Greedy vs. Lazy Matching

By default, quantifiers are greedy — they match as much as possible:

# Greedy: matches everything between the FIRST < and LAST >
<.*>    on "<b>bold</b>" matches "<b>bold</b>"

# Lazy: matches as little as possible (add ?)
<.*?>   on "<b>bold</b>" matches "<b>" then "</b>"

Escaping Special Characters

Remember to escape these when you want the literal character: . * + ? ^ $ { } [ ] ( ) | \

# Match a literal dot
\.

# Match a literal dollar sign
\$

# Match a literal backslash
\\

Anchors Matter

Without anchors, regex matches anywhere in the string:

# Without anchors — matches "cat" inside "concatenate"
cat

# With word boundaries — matches only the word "cat"
\bcat\b

# With line anchors — matches only lines that ARE "cat"
^cat$

Testing and Debugging Regex

Use these tools to build and test your patterns:

regex101.com — https://regex101.com — The best online regex tester.

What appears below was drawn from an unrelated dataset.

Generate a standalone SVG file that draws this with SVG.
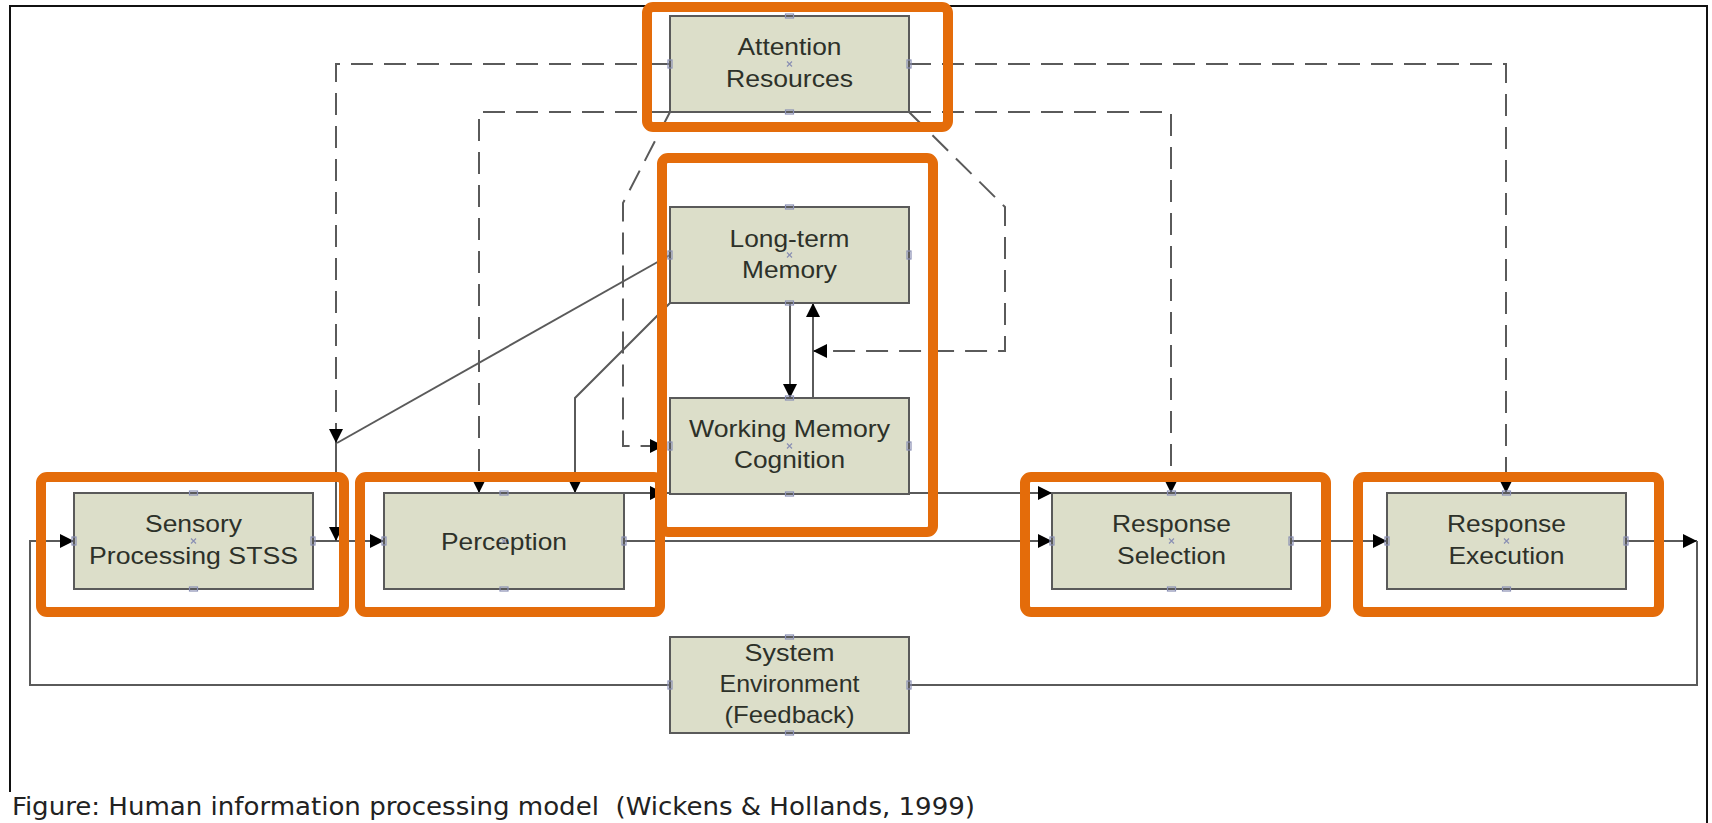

Shows matches, capture groups, and explains each part of your pattern.
regexr.com — https://regexr.com — Interactive regex tester with a cheat sheet.
debuggex.com — https://debuggex.com — Visualizes regex as railroad diagrams.

Quick Reference Cheat Sheet

.        Any character
\d       Digit [0-9]
\w       Word char [a-zA-Z0-9_]
\s       Whitespace
\b       Word boundary
^        Start of line
$        End of line
[abc]    Character class
[^abc]   Negated class
a|b      a OR b
(...)    Capture group
(?:...)  Non-capture group
*        0 or more
+        1 or more
?        0 or 1
{n}      Exactly n
{n,m}    Between n and m

Regex takes practice. Start with simple patterns, test them on regex101.com, and gradually build complexity. Once it clicks, you’ll use regex everywhere — in code, in the terminal, in your editor, and in data processing pipelines.